▶ [Material for this task]:
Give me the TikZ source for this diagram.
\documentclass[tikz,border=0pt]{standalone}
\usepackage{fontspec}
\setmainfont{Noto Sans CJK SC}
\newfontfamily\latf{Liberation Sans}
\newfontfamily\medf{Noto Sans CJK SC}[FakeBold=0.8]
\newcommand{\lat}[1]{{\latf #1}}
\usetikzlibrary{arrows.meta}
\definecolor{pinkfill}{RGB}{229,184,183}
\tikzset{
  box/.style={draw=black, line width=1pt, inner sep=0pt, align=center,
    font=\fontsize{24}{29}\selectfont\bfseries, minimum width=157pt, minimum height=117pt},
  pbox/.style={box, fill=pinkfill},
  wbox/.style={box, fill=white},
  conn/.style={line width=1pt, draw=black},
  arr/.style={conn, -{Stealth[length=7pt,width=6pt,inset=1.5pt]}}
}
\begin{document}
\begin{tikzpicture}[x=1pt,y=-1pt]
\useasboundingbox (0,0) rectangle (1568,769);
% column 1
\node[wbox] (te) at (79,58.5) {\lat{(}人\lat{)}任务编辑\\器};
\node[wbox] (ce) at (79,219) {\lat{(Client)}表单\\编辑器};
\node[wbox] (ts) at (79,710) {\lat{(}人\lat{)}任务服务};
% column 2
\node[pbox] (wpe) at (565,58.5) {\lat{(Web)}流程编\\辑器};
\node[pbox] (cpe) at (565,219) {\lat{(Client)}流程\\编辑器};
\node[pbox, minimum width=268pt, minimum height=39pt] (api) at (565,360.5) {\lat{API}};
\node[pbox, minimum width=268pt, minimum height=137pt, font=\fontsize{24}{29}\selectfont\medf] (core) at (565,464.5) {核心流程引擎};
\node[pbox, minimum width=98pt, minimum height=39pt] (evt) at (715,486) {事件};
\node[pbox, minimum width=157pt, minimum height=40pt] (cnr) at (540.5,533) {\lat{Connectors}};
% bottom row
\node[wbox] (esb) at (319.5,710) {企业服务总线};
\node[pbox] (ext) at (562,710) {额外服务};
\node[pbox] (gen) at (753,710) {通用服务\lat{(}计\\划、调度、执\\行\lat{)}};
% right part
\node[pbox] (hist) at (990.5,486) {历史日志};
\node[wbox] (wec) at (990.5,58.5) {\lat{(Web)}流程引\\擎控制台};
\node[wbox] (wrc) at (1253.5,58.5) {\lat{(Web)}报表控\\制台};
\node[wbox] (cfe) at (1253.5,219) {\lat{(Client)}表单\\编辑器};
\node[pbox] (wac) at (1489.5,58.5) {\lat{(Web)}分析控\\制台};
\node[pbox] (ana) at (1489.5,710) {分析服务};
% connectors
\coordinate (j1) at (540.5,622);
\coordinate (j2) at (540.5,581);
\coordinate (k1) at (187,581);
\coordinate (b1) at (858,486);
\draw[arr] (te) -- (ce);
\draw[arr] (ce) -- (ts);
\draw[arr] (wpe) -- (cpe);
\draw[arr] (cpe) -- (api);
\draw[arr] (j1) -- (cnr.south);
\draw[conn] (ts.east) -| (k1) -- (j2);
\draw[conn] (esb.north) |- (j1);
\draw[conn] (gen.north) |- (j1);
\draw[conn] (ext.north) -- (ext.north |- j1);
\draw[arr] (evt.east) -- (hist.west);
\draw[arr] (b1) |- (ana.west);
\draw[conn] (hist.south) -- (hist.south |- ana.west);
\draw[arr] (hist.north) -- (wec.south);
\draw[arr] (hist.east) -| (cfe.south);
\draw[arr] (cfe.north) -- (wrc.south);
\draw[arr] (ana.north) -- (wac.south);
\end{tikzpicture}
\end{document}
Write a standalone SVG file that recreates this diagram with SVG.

▶ [The exercise]: Return each full line of the entries that contains the word "standalone".

▶ [Correct answer]:
\documentclass[tikz,border=0pt]{standalone}
Write a standalone SVG file that recreates this diagram with SVG.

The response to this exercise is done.